Source: National Pork Producers Council
NPPC Statement on Trade Aid II
WASHINGTON, D.C. (NPPC) — The U.S. Department of Agriculture today announced details of its second program providing trade retaliation relief to American farmers. Eligible U.S. pork producers will receive $11 per head based on inventory between April 1-May 15, 2019. The USDA also announced it will make pork purchases of $208 million to support its programs for the food insecure. National Pork Producers Council President David Herring, a producer from Lillington, N.C., issued the following statement:
“U.S. pork producers are highly dependent on export markets, shipping more than 25 percent of production to foreign markets. We are grateful to the Trump administration for providing partial relief as hog farmers have incurred significant losses due to trade disputes that have lingered for more than a year.
“U.S. pork is the most affordable, highest quality and safest in the world and our top objective remains the same: We seek the chance to compete on a level playing field in markets around the globe. Our top priorities are an end to the trade dispute with China, where retaliatory tariffs are preventing U.S. pork from fully capitalizing on a historic sales opportunity created by the outbreak of African swine fever in the world’s largest pork-consuming nation, and a trade agreement with Japan, where U.S. pork is losing market share due to trade agreements Japan has recently formed with the EU and other international competitors.”
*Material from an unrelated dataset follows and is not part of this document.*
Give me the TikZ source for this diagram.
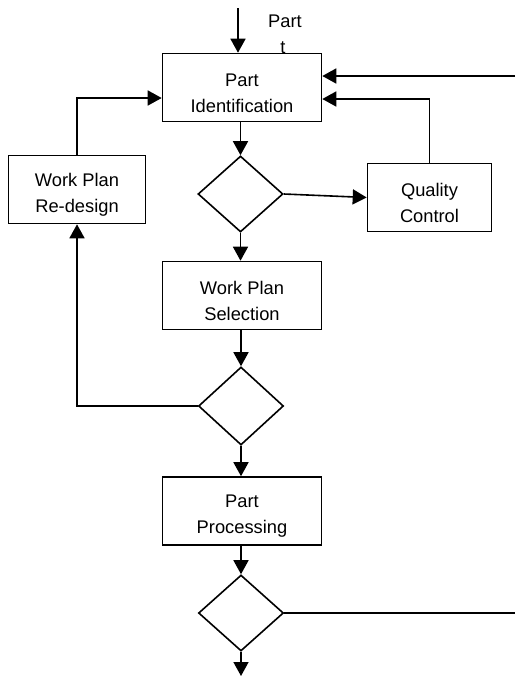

USDA’s second trade retaliation relief package is valued at $16 billion, with $14.5 billion dedicated to producer payments, $1.4 billion for commodity purchases and $100 million through its Agricultural Trade Promotion Program to help U.S. farmers and ranchers identify and access new export markets. Sign up for the program begins Monday, July 29 and ends Dec. 6, 2019. For more information, visit: www.farmers.gov/manage/mfp.
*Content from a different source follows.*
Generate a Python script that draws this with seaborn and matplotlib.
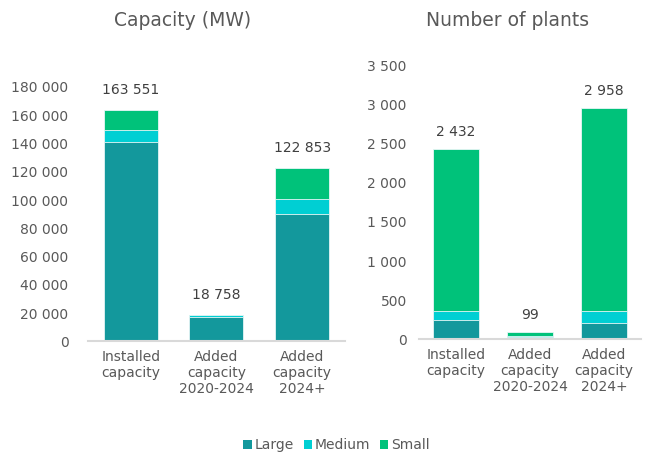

Source: National Council of Farmer Cooperatives
Farmer Co-ops Applaud Announcement of Market Facilitation Program Payment Rates
Washington, D.C. (NCFC) — The National Council of Farmer Cooperatives today applauded the announcement of Market Facilitation Program payment rates by the U.S. Department of Agriculture (USDA). In late May, Secretary of Agriculture Sonny Perdue announced the MFP as part of a package designed to mitigate trade damage from unjustified retaliation and trade disruption.
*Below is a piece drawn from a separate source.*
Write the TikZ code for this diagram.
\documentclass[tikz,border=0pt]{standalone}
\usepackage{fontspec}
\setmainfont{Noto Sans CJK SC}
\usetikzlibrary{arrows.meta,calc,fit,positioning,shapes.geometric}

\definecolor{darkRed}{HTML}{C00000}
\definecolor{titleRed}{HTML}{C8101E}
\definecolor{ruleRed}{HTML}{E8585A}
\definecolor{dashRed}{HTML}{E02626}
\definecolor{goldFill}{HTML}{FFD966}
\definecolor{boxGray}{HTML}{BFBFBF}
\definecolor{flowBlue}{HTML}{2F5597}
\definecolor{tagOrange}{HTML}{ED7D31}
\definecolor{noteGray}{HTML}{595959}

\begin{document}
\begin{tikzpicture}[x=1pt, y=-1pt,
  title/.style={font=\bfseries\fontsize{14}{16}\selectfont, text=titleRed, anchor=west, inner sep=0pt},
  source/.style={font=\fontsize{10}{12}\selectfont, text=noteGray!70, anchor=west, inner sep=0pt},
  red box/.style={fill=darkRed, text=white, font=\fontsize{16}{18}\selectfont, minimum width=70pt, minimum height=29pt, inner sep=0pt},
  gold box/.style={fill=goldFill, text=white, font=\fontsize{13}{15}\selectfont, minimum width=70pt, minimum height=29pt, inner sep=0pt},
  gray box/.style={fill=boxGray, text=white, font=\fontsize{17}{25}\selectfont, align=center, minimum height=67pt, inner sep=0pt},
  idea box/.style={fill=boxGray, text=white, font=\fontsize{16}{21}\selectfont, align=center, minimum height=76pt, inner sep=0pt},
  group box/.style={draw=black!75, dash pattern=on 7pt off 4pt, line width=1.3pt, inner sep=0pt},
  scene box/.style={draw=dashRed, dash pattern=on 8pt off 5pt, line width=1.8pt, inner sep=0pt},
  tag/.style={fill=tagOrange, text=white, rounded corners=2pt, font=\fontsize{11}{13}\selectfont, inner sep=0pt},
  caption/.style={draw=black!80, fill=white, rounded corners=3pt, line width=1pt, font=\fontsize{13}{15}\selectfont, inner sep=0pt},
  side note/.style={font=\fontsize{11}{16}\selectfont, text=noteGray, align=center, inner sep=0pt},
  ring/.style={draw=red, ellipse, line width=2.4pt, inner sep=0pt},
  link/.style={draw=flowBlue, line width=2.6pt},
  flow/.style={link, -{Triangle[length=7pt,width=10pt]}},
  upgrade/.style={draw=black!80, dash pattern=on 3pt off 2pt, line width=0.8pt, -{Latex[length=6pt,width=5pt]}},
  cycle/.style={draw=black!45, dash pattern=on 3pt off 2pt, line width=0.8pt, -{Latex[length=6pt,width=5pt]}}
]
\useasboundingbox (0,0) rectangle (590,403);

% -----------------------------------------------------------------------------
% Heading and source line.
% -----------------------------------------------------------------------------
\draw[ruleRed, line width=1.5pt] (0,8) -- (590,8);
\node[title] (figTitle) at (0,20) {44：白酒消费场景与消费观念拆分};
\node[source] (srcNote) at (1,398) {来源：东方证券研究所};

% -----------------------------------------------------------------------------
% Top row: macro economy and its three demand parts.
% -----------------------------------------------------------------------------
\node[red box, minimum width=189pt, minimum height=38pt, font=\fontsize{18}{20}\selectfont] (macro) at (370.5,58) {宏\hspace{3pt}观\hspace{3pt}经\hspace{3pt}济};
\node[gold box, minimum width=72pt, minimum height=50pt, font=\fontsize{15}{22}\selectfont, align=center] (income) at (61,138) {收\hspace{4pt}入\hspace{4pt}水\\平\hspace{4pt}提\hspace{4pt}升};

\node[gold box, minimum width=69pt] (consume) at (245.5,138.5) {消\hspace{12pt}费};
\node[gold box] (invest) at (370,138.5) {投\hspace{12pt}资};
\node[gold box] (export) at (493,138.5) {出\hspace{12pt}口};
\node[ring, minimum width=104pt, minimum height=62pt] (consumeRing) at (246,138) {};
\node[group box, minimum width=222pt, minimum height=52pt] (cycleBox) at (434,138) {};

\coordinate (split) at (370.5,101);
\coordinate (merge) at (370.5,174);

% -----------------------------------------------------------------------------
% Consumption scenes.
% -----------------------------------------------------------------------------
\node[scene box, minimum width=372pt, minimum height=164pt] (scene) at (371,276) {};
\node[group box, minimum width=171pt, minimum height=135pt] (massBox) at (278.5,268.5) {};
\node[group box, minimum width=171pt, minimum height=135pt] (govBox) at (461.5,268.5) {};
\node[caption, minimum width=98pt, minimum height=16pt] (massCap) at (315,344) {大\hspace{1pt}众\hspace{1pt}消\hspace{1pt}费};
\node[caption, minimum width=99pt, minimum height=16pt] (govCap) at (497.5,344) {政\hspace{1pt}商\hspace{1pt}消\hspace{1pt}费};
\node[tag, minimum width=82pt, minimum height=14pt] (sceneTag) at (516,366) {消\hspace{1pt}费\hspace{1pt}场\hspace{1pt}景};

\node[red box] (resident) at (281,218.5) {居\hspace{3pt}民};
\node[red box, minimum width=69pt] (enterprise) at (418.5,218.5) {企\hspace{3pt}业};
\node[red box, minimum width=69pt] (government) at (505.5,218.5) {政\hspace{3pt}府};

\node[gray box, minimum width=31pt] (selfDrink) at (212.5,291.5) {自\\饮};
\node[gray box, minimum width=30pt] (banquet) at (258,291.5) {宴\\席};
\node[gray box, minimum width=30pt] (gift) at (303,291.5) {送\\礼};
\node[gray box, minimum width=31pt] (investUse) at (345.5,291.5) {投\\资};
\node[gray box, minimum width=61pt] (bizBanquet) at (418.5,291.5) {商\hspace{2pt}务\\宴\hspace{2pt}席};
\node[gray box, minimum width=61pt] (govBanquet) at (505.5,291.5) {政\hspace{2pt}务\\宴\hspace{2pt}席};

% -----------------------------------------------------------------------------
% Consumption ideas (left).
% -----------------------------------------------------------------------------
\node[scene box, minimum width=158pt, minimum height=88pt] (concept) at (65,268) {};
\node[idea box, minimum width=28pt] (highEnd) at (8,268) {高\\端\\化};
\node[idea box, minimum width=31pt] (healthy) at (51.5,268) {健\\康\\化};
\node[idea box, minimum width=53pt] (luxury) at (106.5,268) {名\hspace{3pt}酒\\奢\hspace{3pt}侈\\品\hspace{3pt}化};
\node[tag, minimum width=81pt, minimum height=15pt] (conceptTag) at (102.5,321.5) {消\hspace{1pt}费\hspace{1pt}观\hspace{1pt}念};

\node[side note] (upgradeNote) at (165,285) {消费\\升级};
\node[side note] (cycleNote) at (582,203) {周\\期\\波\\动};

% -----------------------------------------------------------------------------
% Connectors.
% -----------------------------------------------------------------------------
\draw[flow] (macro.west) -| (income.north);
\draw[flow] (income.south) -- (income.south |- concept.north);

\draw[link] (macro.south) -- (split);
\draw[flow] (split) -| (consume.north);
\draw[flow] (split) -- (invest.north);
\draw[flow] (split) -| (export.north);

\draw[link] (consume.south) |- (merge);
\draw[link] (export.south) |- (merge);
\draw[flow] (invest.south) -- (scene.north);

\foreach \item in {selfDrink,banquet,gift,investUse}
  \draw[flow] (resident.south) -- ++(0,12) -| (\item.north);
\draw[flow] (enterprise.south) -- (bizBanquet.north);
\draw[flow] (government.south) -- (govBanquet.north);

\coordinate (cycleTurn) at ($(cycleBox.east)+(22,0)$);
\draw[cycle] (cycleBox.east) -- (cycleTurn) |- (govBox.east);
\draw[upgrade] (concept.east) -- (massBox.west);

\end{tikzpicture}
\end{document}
“I want to commend Secretary Perdue and the entire team at USDA for their efforts to get this trade assistance in the hands of farmers and ranchers as soon as possible,” said Chuck Conner, president and CEO of NCFC. “Tariffs imposed by other countries continue to cause many in agriculture to struggle and help in any form is welcome news.”
Source: National Milk Producers Federation
NMPF Statement on USDA Trade-Mitigation Aid Announcement
ARLINGTON, Va. (NMPF) – In response to the USDA’s outline of its planned trade-mitigation assistance to farmers, NMPF President and CEO Jim Mulhern offered the following statement:
“We appreciate the efforts of USDA and the White House to assist farmers who have suffered significant losses due to retaliatory tariffs. Dairy producers have so far lost more than $2.3 billion in revenues since tariff escalation began in earnest one year ago. USDA’s new approach raises the level of aid to dairy farmers from last year’s program, a step in the right direction. We also urge the Department to revise the outdated production history information used to calculate payments, which lessens the effectiveness of the program.
“Today’s announcement underscores that dairy farmers need to rely on trade, not aid, to prosper in a global marketplace. We will continue to work with USDA to help dairy farmers expand exports and increase consumption of dairy products through nutrition programs. Resolving the current trade impasse with China and aggressively expanding ties with other trading partners also is essential to make these aid packages unnecessary. We are also working with the administration and Congress to pass USMCA, which would immediately create new opportunities for U.S. dairy.”